In another case, a lawyer who happened to be present in the courtroom at the time complained about a "mother-in-law" crack a judge made in an exchange with a Crown attorney.

The judge responded that "I regret my comment and acknowledge it to have been an insensitive and inappropriate attempt at levity." It should not, of course, be assumed that a judge who blurts out inappropriate humour applies it in the performance of judicial duties.

Complaint 10

The essence of one complaint was that both trial and appeal judges had accepted the testimony of certain witnesses over the testimony of others. Deciding what weight to attach to what testimony is, of course, one of the fundamental duties of a judge.

In this case, the complainant was told that, in any event, the Council has no mandate to review judicial decisions.  The proper recourse, if any, was an appeal to the Supreme Court of Canada.

Complaint 11

One complaint was against some judges who work with an organization in counselling both lawyers and other judges, notably about alcohol abuse.

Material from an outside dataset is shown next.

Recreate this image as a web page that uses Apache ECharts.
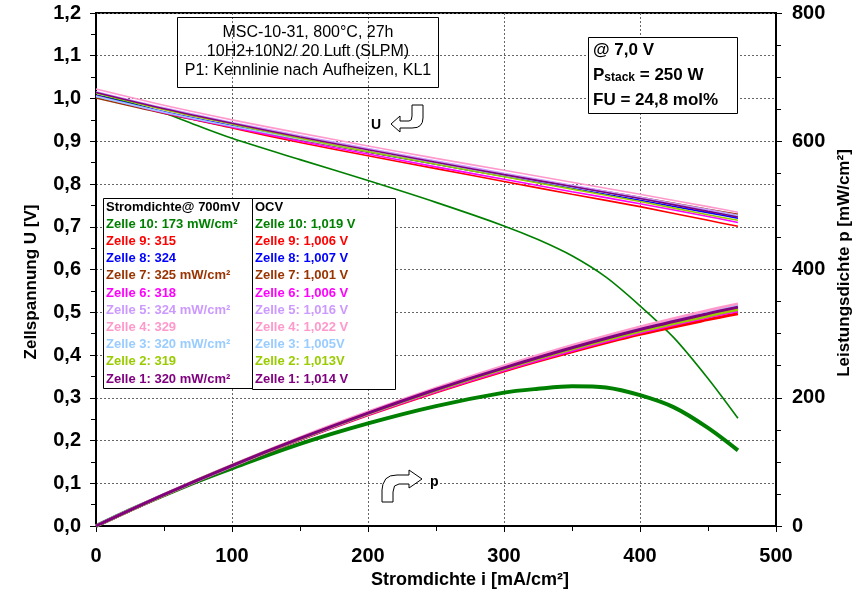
<!DOCTYPE html>
<html>
<head>
<meta charset="utf-8">
<script src="https://cdn.jsdelivr.net/npm/echarts@6/dist/echarts.min.js"></script>
<style>
  html, body { margin: 0; padding: 0; background: #fff; }
  #chart { width: 865px; height: 597px; }
</style>
</head>
<body>
<div id="chart"></div>
<script>
// Current density sample points [mA/cm²]
const current = [0, 50, 100, 150, 200, 250, 300, 350, 400, 450, 472];
const currentZ10 = [0, 25, 50, 75, 100, 150, 200, 250, 300, 325, 350, 375, 400, 425, 450, 472];

// Cell voltage U [V]
const uZ1  = [1.014, 0.976, 0.942, 0.910, 0.880, 0.851, 0.822, 0.794, 0.766, 0.736, 0.723];
const uZ2  = [1.013, 0.974, 0.940, 0.907, 0.876, 0.846, 0.817, 0.788, 0.759, 0.728, 0.715];
const uZ3  = [1.005, 0.968, 0.935, 0.905, 0.876, 0.848, 0.820, 0.793, 0.766, 0.737, 0.725];
const uZ4  = [1.022, 0.984, 0.950, 0.919, 0.889, 0.860, 0.832, 0.804, 0.776, 0.747, 0.734];
const uZ5  = [1.016, 0.978, 0.944, 0.913, 0.883, 0.854, 0.825, 0.797, 0.769, 0.740, 0.727];
const uZ6  = [1.006, 0.967, 0.933, 0.900, 0.870, 0.840, 0.811, 0.782, 0.754, 0.724, 0.710];
const uZ7  = [1.001, 0.965, 0.933, 0.903, 0.875, 0.848, 0.821, 0.795, 0.769, 0.741, 0.729];
const uZ8  = [1.007, 0.969, 0.936, 0.904, 0.875, 0.846, 0.818, 0.790, 0.762, 0.733, 0.720];
const uZ9  = [1.006, 0.966, 0.931, 0.897, 0.866, 0.836, 0.806, 0.776, 0.747, 0.715, 0.701];
const uZ10 = [1.008, 0.990, 0.966, 0.936, 0.907, 0.857, 0.808, 0.757, 0.702, 0.670, 0.632, 0.582, 0.515, 0.440, 0.345, 0.252];

// Power density p [mW/cm²]
const pZ1  = [0, 48.8, 94.2, 136.5, 176.0, 212.8, 246.6, 277.9, 306.4, 331.2, 341.3];
const pZ2  = [0, 48.7, 94.0, 136.1, 175.2, 211.5, 245.1, 275.8, 303.6, 327.6, 337.5];
const pZ3  = [0, 48.4, 93.5, 135.8, 175.2, 212.0, 246.0, 277.6, 306.4, 331.7, 342.2];
const pZ4  = [0, 49.2, 95.0, 137.9, 177.8, 215.0, 249.6, 281.4, 310.4, 336.2, 346.4];
const pZ5  = [0, 48.9, 94.4, 137.0, 176.6, 213.5, 247.5, 279.0, 307.6, 333.0, 343.1];
const pZ6  = [0, 48.4, 93.3, 135.0, 174.0, 210.0, 243.3, 273.7, 301.6, 325.8, 335.1];
const pZ7  = [0, 48.3, 93.3, 135.5, 175.0, 212.0, 246.3, 278.3, 307.6, 333.5, 344.1];
const pZ8  = [0, 48.5, 93.6, 135.6, 175.0, 211.5, 245.4, 276.5, 304.8, 329.9, 339.8];
const pZ9  = [0, 48.3, 93.1, 134.6, 173.2, 209.0, 241.8, 271.6, 298.8, 321.8, 330.9];
const pZ10 = [0, 25, 48, 70, 90, 128, 160, 187, 208, 214, 218, 216, 204, 185, 153, 118];

// Legend table texts
const powerAt700 = ['Zelle 10: 173 mW/cm²', 'Zelle 9: 315', 'Zelle 8: 324', 'Zelle 7: 325 mW/cm²', 'Zelle 6: 318',
                    'Zelle 5: 324 mW/cm²', 'Zelle 4: 329', 'Zelle 3: 320 mW/cm²', 'Zelle 2: 319', 'Zelle 1: 320 mW/cm²'];
const ocv = ['Zelle 10: 1,019 V', 'Zelle 9: 1,006 V', 'Zelle 8: 1,007 V', 'Zelle 7: 1,001 V', 'Zelle 6: 1,006 V',
             'Zelle 5: 1,016 V', 'Zelle 4: 1,022 V', 'Zelle 3: 1,005V', 'Zelle 2: 1,013V', 'Zelle 1: 1,014 V'];

const FONT = "'Liberation Sans', Arial, sans-serif";

// cells in drawing order (Zelle 10 first, Zelle 1 on top)
const cells = [
  { name: 'Zelle 10', color: '#008000', i: currentZ10, u: uZ10, p: pZ10 },
  { name: 'Zelle 9',  color: '#ff0000', i: current, u: uZ9, p: pZ9 },
  { name: 'Zelle 8',  color: '#0000ff', i: current, u: uZ8, p: pZ8 },
  { name: 'Zelle 7',  color: '#993300', i: current, u: uZ7, p: pZ7 },
  { name: 'Zelle 6',  color: '#ff00ff', i: current, u: uZ6, p: pZ6 },
  { name: 'Zelle 5',  color: '#cc99ff', i: current, u: uZ5, p: pZ5 },
  { name: 'Zelle 4',  color: '#ff99cc', i: current, u: uZ4, p: pZ4 },
  { name: 'Zelle 3',  color: '#99ccff', i: current, u: uZ3, p: pZ3 },
  { name: 'Zelle 2',  color: '#99cc00', i: current, u: uZ2, p: pZ2 },
  { name: 'Zelle 1',  color: '#800080', i: current, u: uZ1, p: pZ1 }
];

const series = [];
cells.forEach(c => {
  series.push({
    name: c.name + ' U', type: 'line', yAxisIndex: 0, smooth: 0.3, showSymbol: false,
    lineStyle: { color: c.color, width: 1.6 }, itemStyle: { color: c.color },
    data: c.i.map((x, k) => [x, c.u[k]]), z: 3
  });
});
cells.forEach(c => {
  const isZ10 = c.name === 'Zelle 10';
  series.push({
    name: c.name + ' p', type: 'line', yAxisIndex: 1, smooth: 0.3, showSymbol: false,
    lineStyle: { color: c.color, width: isZ10 ? 4 : 3 }, itemStyle: { color: c.color },
    data: c.i.map((x, k) => [x, c.p[k]]), z: 3
  });
});

const colorsLegend = cells.map(c => c.color);

const graphics = [];
// Axis titles
graphics.push({ type: 'text', x: 470, y: 580,
  style: { text: 'Stromdichte i [mA/cm²]', font: 'bold 18px ' + FONT, fill: '#000', align: 'center', verticalAlign: 'middle' }, z: 11 });
graphics.push({ type: 'text', x: 31, y: 282, rotation: Math.PI / 2,
  style: { text: 'Zellspannung U [V]', font: 'bold 17px ' + FONT, fill: '#000', align: 'center', verticalAlign: 'middle' }, z: 11 });
graphics.push({ type: 'text', x: 844, y: 263, rotation: Math.PI / 2,
  style: { text: 'Leistungsdichte p [mW/cm²]', font: 'bold 17px ' + FONT, fill: '#000', align: 'center', verticalAlign: 'middle' }, z: 11 });

// Header box (transparent)
graphics.push({ type: 'rect', shape: { x: 177.5, y: 17.5, width: 261, height: 70 },
  style: { fill: 'rgba(0,0,0,0)', stroke: '#000', lineWidth: 1 }, z: 10 });
['MSC-10-31, 800°C, 27h', '10H2+10N2/ 20 Luft (SLPM)', 'P1: Kennlinie nach Aufheizen, KL1'].forEach((t, k) => {
  graphics.push({ type: 'text', x: 308, y: 33 + k * 18.7,
    style: { text: t, font: '16px ' + FONT, fill: '#000', align: 'center', verticalAlign: 'middle' }, z: 11 });
});
// Operating point box
graphics.push({ type: 'rect', shape: { x: 588.5, y: 37.5, width: 149, height: 76 },
  style: { fill: '#fff', stroke: '#000', lineWidth: 1 }, z: 10 });
graphics.push({ type: 'text', x: 593, y: 50,
  style: { text: '@ 7,0 V', font: 'bold 17px ' + FONT, fill: '#000', verticalAlign: 'middle' }, z: 11 });
graphics.push({ type: 'text', x: 593, y: 75,
  style: { text: '{a|P}{b|stack}{a| = 250 W}', verticalAlign: 'middle',
    rich: { a: { font: 'bold 17px ' + FONT, fill: '#000' }, b: { font: 'bold 12px ' + FONT, fill: '#000', padding: [5, 0, 0, 0] } } }, z: 11 });
graphics.push({ type: 'text', x: 593, y: 100,
  style: { text: 'FU = 24,8 mol%', font: 'bold 17px ' + FONT, fill: '#000', verticalAlign: 'middle' }, z: 11 });

// Legend table
graphics.push({ type: 'rect', shape: { x: 103.5, y: 198.5, width: 149, height: 190 },
  style: { fill: '#fff', stroke: '#000', lineWidth: 1 }, z: 10 });
graphics.push({ type: 'rect', shape: { x: 252.5, y: 198.5, width: 143, height: 191 },
  style: { fill: '#fff', stroke: '#000', lineWidth: 1 }, z: 10 });
graphics.push({ type: 'text', x: 106, y: 207,
  style: { text: 'Stromdichte@ 700mV', font: 'bold 13px ' + FONT, fill: '#000', verticalAlign: 'middle' }, z: 11 });
graphics.push({ type: 'text', x: 255, y: 207,
  style: { text: 'OCV', font: 'bold 13px ' + FONT, fill: '#000', verticalAlign: 'middle' }, z: 11 });
powerAt700.forEach((t, k) => {
  graphics.push({ type: 'text', x: 106, y: 224.3 + k * 17.2,
    style: { text: t, font: 'bold 13px ' + FONT, fill: colorsLegend[k], verticalAlign: 'middle' }, z: 11 });
  graphics.push({ type: 'text', x: 255, y: 224.3 + k * 17.2,
    style: { text: ocv[k], font: 'bold 13px ' + FONT, fill: colorsLegend[k], verticalAlign: 'middle' }, z: 11 });
});

// Curve markers: U arrow and p arrow
graphics.push({ type: 'polygon',
  shape: { points: [[412,105],[423,105],[423,118],[422.3,122.4],[420.3,125.5],[417.2,127.4],[412,128],[400,128],[400,132],[391,124],[400,116],[400,121],[409,121],[411.3,119.8],[412,116]] },
  style: { fill: '#fff', stroke: '#000', lineWidth: 1 }, z: 11 });
graphics.push({ type: 'text', x: 371, y: 125,
  style: { text: 'U', font: 'bold 14px ' + FONT, fill: '#000', verticalAlign: 'middle' }, z: 11 });
graphics.push({ type: 'polygon',
  shape: { points: [[382,502],[382,490],[382.9,484.4],[385.8,478.8],[390.4,475.9],[397,475],[409,475],[409,470],[422,479],[409,488],[409,484],[399,484],[394.5,486],[393,492],[393,502]] },
  style: { fill: '#fff', stroke: '#000', lineWidth: 1 }, z: 11 });
graphics.push({ type: 'text', x: 430, y: 482,
  style: { text: 'p', font: 'bold 14px ' + FONT, fill: '#000', verticalAlign: 'middle' }, z: 11 });

const comma = v => String(v).replace('.', ',');

const chart = echarts.init(document.getElementById('chart'), null, { renderer: 'canvas' });
chart.setOption({
  animation: false,
  backgroundColor: '#fff',
  textStyle: { fontFamily: FONT },
  grid: { left: 96, right: 89, top: 13, bottom: 71, show: true, borderColor: '#000', borderWidth: 2 },
  xAxis: {
    type: 'value', min: 0, max: 500, interval: 100,
    axisLine: { show: true, lineStyle: { color: '#000', width: 2 } },
    axisTick: { show: true, length: 6, lineStyle: { color: '#000', width: 1 } },
    minorTick: { show: true, splitNumber: 2, length: 5, lineStyle: { color: '#000', width: 1 } },
    axisLabel: { fontFamily: FONT, fontWeight: 'bold', fontSize: 20, color: '#000', margin: 20 },
    splitLine: { show: true, lineStyle: { color: '#666', type: [2, 2], width: 1 } }
  },
  yAxis: [
    {
      type: 'value', min: 0, max: 1.2, interval: 0.1, position: 'left',
      axisLine: { show: true, lineStyle: { color: '#000', width: 2 } },
      axisTick: { show: true, length: 6, lineStyle: { color: '#000', width: 1 } },
      minorTick: { show: true, splitNumber: 2, length: 5, lineStyle: { color: '#000', width: 1 } },
      axisLabel: { fontFamily: FONT, fontWeight: 'bold', fontSize: 20, color: '#000', margin: 15,
        formatter: v => comma(v.toFixed(1)) },
      splitLine: { show: true, lineStyle: { color: '#666', type: [2, 2], width: 1 } }
    },
    {
      type: 'value', min: 0, max: 800, interval: 200, position: 'right',
      axisLine: { show: true, lineStyle: { color: '#000', width: 2 } },
      axisTick: { show: true, length: 6, lineStyle: { color: '#000', width: 1 } },
      minorTick: { show: true, splitNumber: 4, length: 5, lineStyle: { color: '#000', width: 1 } },
      axisLabel: { fontFamily: FONT, fontWeight: 'bold', fontSize: 20, color: '#000', margin: 16 },
      splitLine: { show: false }
    }
  ],
  series: series,
  graphic: graphics
});
</script>
</body>
</html>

They were alleged to have put themselves in the way of conflicts of interest by counselling people who might appear before them.

The judges replied that in the event of a conflict, they would disqualify themselves and turn the case over to another judge, and the Chief Justice reported that he knew of at least one case where this had happened. The judges pointed out that the leaders of the legal profession were aware of their activities and had never expressed concern.

Complaint 12

In another case, a judge decided a technical question related to abortion hearings without disclosing his prior association, as a lawyer, with an organization that opposes abortion.

Noting that the decision he was called upon to make was on a narrow legal point, far removed from the substance of the abortion issue, the judge said the association had been so slight and dated back so far that he had completely forgotten it. Had he remembered, he said, he would have disclosed it and proceeded only with the consent of both parties before him. The question raised by the complaint was properly one for an appellate court and, indeed, the decision was appealed. It was overturned in part, although the ultimate effect was unchanged.